**WORK TO BE COMPLETED:** Below is a listing. Gather each line of it that contains "chart".

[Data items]

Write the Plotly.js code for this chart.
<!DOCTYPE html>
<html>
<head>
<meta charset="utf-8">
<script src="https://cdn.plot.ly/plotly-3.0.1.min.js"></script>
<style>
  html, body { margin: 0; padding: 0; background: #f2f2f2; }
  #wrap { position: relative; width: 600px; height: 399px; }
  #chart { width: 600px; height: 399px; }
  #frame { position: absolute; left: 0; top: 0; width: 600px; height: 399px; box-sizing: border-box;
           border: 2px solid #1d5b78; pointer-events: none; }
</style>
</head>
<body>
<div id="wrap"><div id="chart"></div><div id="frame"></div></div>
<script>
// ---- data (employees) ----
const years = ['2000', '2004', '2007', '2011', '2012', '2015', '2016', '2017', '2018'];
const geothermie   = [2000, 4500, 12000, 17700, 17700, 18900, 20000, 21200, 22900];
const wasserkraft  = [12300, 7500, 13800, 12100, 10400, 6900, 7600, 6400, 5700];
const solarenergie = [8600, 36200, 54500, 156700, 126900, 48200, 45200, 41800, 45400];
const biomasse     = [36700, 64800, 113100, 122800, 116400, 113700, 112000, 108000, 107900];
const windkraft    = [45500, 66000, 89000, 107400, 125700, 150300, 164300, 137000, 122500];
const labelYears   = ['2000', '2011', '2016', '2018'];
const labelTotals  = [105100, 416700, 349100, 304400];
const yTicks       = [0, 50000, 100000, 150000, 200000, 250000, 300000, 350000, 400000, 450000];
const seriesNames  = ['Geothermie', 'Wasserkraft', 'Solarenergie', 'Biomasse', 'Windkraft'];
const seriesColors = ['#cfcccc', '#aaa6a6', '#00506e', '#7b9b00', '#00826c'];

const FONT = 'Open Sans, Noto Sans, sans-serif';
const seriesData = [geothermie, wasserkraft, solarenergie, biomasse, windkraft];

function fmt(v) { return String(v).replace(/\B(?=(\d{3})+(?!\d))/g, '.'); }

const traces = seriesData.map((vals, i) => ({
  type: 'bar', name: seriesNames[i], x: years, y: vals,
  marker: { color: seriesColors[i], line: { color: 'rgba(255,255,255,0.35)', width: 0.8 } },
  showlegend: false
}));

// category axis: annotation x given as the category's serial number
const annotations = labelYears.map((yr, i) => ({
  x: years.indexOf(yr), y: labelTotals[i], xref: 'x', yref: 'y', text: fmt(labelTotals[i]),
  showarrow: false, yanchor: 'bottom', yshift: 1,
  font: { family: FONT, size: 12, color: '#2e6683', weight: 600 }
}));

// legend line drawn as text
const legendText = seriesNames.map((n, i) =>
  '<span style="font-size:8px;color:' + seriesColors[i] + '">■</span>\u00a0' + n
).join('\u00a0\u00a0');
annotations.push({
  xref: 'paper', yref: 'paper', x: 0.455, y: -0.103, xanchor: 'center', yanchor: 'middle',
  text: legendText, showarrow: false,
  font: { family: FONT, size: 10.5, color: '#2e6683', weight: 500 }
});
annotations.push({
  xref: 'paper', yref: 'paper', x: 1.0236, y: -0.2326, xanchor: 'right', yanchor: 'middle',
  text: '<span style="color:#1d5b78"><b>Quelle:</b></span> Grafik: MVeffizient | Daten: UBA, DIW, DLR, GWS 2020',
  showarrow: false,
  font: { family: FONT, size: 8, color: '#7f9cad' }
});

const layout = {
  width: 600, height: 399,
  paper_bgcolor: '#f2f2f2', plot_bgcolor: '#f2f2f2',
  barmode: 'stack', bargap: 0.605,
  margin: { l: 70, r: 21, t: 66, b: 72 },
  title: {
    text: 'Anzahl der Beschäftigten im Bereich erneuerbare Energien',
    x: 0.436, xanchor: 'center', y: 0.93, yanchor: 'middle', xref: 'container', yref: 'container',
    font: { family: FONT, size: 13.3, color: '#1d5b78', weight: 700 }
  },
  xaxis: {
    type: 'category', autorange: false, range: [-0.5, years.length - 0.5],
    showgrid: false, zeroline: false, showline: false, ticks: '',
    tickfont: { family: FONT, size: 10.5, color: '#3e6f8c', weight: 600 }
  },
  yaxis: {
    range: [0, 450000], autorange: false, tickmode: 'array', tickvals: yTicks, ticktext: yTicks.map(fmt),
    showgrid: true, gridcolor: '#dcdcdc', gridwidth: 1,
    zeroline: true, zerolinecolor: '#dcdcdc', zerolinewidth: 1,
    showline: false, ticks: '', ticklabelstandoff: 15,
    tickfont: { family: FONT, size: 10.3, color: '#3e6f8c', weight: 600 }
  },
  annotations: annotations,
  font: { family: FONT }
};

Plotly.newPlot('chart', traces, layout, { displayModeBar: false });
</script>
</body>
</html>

==

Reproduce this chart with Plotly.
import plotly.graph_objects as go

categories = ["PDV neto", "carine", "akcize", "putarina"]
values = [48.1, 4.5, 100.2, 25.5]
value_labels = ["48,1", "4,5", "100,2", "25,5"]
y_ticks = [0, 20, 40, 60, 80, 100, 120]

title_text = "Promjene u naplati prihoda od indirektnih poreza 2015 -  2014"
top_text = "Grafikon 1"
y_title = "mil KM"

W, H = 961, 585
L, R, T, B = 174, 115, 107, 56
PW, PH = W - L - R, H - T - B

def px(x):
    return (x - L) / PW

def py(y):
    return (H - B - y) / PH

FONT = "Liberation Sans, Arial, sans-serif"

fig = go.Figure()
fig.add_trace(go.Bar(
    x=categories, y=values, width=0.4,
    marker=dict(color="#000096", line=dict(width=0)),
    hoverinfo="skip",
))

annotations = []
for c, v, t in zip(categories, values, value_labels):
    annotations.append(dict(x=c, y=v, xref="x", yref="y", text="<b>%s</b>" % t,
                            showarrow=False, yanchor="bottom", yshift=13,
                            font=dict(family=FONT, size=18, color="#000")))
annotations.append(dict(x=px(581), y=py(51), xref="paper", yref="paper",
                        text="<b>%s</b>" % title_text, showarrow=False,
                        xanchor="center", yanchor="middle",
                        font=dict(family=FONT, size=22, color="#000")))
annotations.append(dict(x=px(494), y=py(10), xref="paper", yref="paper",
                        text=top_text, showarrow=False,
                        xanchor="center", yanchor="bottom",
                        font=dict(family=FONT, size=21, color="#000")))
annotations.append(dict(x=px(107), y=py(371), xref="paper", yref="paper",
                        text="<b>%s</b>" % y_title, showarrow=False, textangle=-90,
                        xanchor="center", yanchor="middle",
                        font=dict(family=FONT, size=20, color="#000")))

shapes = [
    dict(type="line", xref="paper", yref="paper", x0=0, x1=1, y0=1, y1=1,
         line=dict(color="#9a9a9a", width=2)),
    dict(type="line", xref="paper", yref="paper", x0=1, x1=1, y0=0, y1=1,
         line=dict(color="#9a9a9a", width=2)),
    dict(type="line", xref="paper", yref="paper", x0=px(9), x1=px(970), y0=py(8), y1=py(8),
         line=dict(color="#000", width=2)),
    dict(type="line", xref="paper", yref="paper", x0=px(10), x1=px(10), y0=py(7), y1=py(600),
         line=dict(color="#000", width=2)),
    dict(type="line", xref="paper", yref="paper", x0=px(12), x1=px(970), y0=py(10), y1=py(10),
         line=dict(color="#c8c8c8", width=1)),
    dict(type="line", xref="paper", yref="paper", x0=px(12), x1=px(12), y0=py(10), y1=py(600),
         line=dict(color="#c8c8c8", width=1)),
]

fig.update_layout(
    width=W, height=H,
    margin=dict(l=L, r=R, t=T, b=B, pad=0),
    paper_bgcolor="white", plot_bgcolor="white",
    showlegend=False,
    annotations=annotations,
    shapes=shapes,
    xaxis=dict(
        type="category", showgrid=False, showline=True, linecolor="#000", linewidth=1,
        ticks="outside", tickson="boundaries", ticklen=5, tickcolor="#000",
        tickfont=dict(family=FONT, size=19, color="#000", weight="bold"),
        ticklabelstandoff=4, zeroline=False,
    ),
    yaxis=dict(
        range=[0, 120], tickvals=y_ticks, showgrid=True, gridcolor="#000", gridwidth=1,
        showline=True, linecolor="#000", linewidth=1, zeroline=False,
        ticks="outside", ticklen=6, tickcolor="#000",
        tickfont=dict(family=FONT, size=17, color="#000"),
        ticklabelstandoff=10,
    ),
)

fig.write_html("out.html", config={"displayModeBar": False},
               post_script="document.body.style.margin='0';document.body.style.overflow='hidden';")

**RESULT:**
Write the Plotly.js code for this chart.
  #chart { width: 600px; height: 399px; }
<div id="wrap"><div id="chart"></div><div id="frame"></div></div>
Plotly.newPlot('chart', traces, layout, { displayModeBar: false });
Reproduce this chart with Plotly.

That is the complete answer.